** Rows **
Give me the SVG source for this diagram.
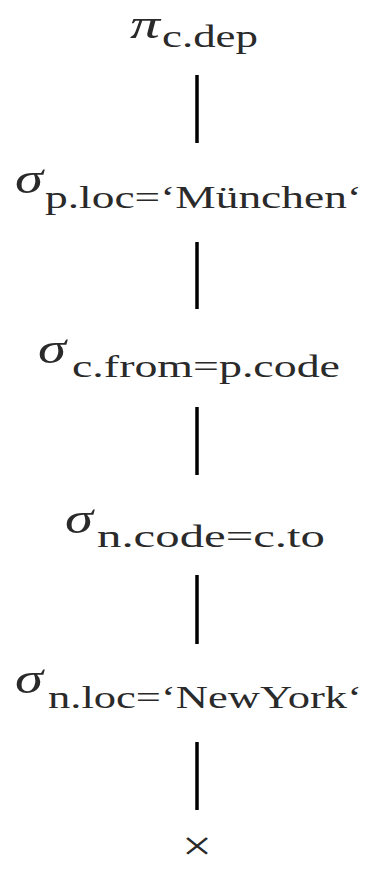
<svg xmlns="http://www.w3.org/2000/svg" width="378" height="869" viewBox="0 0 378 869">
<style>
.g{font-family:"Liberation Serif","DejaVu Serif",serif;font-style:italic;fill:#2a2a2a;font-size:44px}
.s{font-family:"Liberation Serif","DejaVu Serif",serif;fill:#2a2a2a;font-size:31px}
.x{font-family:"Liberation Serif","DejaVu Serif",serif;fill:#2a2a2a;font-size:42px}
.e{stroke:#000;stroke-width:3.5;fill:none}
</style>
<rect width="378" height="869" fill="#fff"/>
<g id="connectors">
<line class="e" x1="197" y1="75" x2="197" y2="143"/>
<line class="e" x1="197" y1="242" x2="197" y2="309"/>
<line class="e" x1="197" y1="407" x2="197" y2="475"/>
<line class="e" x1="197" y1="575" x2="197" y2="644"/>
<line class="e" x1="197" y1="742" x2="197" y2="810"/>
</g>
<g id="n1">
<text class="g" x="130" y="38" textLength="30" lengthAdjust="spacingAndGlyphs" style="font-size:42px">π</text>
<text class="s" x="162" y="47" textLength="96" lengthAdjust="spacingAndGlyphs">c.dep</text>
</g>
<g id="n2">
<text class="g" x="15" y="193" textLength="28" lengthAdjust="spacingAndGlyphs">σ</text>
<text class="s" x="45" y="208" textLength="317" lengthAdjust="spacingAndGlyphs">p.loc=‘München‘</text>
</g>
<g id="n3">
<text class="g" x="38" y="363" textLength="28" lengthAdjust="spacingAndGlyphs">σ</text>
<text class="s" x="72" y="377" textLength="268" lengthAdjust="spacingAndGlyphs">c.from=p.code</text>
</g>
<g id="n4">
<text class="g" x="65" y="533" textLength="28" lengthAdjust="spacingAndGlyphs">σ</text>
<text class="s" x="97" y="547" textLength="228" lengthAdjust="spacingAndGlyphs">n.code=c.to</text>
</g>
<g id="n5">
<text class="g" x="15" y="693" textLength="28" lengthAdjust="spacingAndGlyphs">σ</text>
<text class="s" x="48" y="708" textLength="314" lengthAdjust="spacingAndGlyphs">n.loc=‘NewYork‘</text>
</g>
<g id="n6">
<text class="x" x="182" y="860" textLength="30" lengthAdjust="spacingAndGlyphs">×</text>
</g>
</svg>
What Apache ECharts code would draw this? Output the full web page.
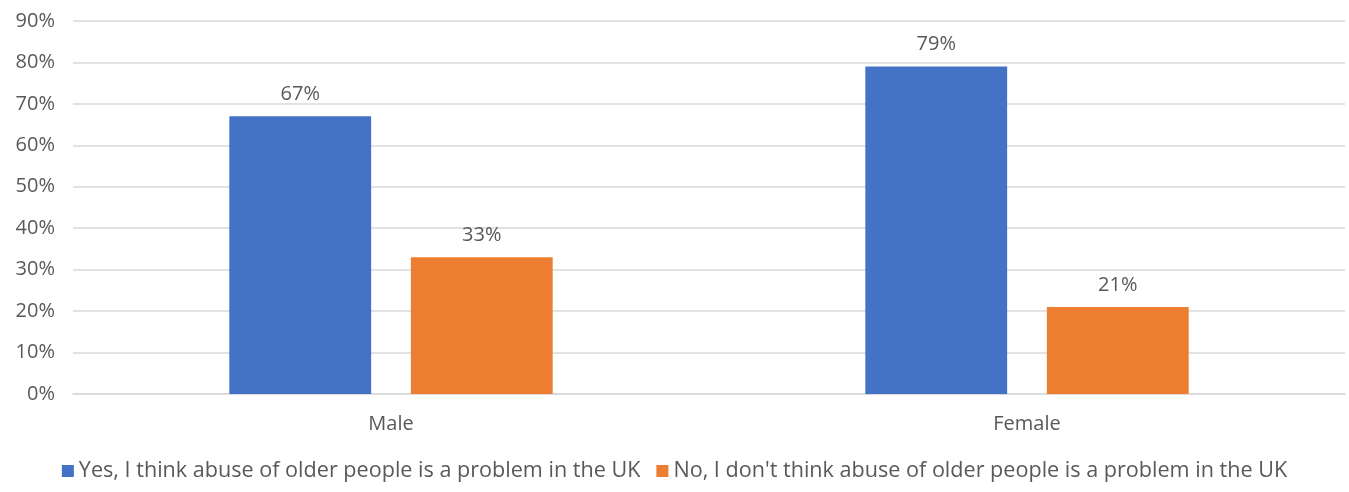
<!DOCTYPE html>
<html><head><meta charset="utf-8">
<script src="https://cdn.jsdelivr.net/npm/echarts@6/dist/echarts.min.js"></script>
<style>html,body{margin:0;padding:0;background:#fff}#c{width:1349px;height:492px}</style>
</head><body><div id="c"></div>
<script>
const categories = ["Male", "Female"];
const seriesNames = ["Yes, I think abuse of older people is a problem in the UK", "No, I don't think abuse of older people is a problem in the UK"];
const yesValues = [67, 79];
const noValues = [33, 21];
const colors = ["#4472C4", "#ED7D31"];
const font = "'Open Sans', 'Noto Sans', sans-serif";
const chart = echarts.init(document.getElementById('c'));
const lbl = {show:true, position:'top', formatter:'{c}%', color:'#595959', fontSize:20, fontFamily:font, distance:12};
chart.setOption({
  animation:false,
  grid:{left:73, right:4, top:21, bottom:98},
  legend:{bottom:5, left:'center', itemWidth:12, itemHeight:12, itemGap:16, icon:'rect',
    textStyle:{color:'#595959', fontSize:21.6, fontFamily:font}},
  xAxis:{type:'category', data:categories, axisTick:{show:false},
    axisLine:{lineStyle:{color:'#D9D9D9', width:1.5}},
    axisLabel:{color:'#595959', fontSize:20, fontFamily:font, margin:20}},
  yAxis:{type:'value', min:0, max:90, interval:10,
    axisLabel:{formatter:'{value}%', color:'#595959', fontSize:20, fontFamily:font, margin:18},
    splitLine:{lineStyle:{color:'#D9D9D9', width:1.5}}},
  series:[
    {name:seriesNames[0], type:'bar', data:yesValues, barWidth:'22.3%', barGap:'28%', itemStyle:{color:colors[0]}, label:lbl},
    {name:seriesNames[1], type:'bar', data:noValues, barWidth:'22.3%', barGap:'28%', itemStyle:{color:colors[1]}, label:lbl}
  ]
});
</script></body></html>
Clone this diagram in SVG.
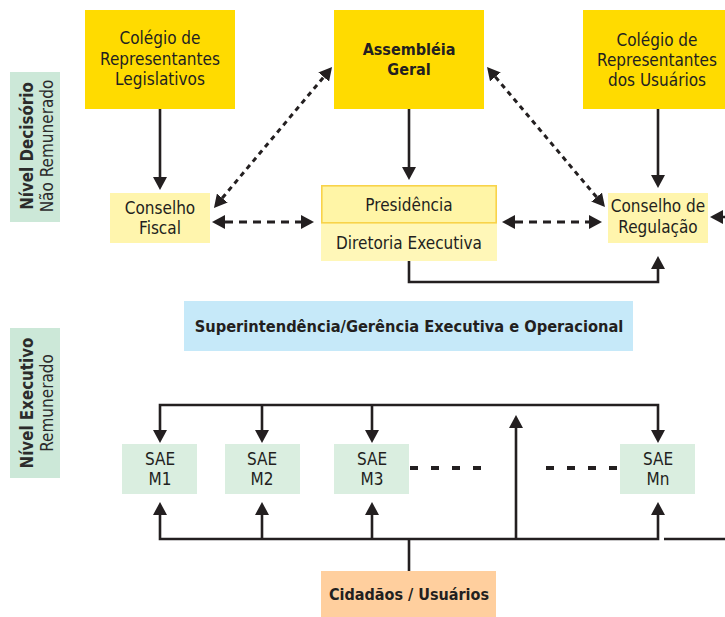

** Set task **
Reproduce every entry word for word, but omit the pictures.

** Task answer **
Give me the SVG source for this diagram.
<svg xmlns="http://www.w3.org/2000/svg" width="378" height="869" viewBox="0 0 378 869">
<style>
.g{font-family:"Liberation Serif","DejaVu Serif",serif;font-style:italic;fill:#2a2a2a;font-size:44px}
.s{font-family:"Liberation Serif","DejaVu Serif",serif;fill:#2a2a2a;font-size:31px}
.x{font-family:"Liberation Serif","DejaVu Serif",serif;fill:#2a2a2a;font-size:42px}
.e{stroke:#000;stroke-width:3.5;fill:none}
</style>
<rect width="378" height="869" fill="#fff"/>
<g id="connectors">
<line class="e" x1="197" y1="75" x2="197" y2="143"/>
<line class="e" x1="197" y1="242" x2="197" y2="309"/>
<line class="e" x1="197" y1="407" x2="197" y2="475"/>
<line class="e" x1="197" y1="575" x2="197" y2="644"/>
<line class="e" x1="197" y1="742" x2="197" y2="810"/>
</g>
<g id="n1">
<text class="g" x="130" y="38" textLength="30" lengthAdjust="spacingAndGlyphs" style="font-size:42px">π</text>
<text class="s" x="162" y="47" textLength="96" lengthAdjust="spacingAndGlyphs">c.dep</text>
</g>
<g id="n2">
<text class="g" x="15" y="193" textLength="28" lengthAdjust="spacingAndGlyphs">σ</text>
<text class="s" x="45" y="208" textLength="317" lengthAdjust="spacingAndGlyphs">p.loc=‘München‘</text>
</g>
<g id="n3">
<text class="g" x="38" y="363" textLength="28" lengthAdjust="spacingAndGlyphs">σ</text>
<text class="s" x="72" y="377" textLength="268" lengthAdjust="spacingAndGlyphs">c.from=p.code</text>
</g>
<g id="n4">
<text class="g" x="65" y="533" textLength="28" lengthAdjust="spacingAndGlyphs">σ</text>
<text class="s" x="97" y="547" textLength="228" lengthAdjust="spacingAndGlyphs">n.code=c.to</text>
</g>
<g id="n5">
<text class="g" x="15" y="693" textLength="28" lengthAdjust="spacingAndGlyphs">σ</text>
<text class="s" x="48" y="708" textLength="314" lengthAdjust="spacingAndGlyphs">n.loc=‘NewYork‘</text>
</g>
<g id="n6">
<text class="x" x="182" y="860" textLength="30" lengthAdjust="spacingAndGlyphs">×</text>
</g>
</svg>
What Apache ECharts code would draw this? Output the full web page.
<!DOCTYPE html>
<html><head><meta charset="utf-8">
<script src="https://cdn.jsdelivr.net/npm/echarts@6/dist/echarts.min.js"></script>
<style>html,body{margin:0;padding:0;background:#fff}#c{width:1349px;height:492px}</style>
</head><body><div id="c"></div>
<script>
const categories = ["Male", "Female"];
const seriesNames = ["Yes, I think abuse of older people is a problem in the UK", "No, I don't think abuse of older people is a problem in the UK"];
const yesValues = [67, 79];
const noValues = [33, 21];
const colors = ["#4472C4", "#ED7D31"];
const font = "'Open Sans', 'Noto Sans', sans-serif";
const chart = echarts.init(document.getElementById('c'));
const lbl = {show:true, position:'top', formatter:'{c}%', color:'#595959', fontSize:20, fontFamily:font, distance:12};
chart.setOption({
  animation:false,
  grid:{left:73, right:4, top:21, bottom:98},
  legend:{bottom:5, left:'center', itemWidth:12, itemHeight:12, itemGap:16, icon:'rect',
    textStyle:{color:'#595959', fontSize:21.6, fontFamily:font}},
  xAxis:{type:'category', data:categories, axisTick:{show:false},
    axisLine:{lineStyle:{color:'#D9D9D9', width:1.5}},
    axisLabel:{color:'#595959', fontSize:20, fontFamily:font, margin:20}},
  yAxis:{type:'value', min:0, max:90, interval:10,
    axisLabel:{formatter:'{value}%', color:'#595959', fontSize:20, fontFamily:font, margin:18},
    splitLine:{lineStyle:{color:'#D9D9D9', width:1.5}}},
  series:[
    {name:seriesNames[0], type:'bar', data:yesValues, barWidth:'22.3%', barGap:'28%', itemStyle:{color:colors[0]}, label:lbl},
    {name:seriesNames[1], type:'bar', data:noValues, barWidth:'22.3%', barGap:'28%', itemStyle:{color:colors[1]}, label:lbl}
  ]
});
</script></body></html>
Clone this diagram in SVG.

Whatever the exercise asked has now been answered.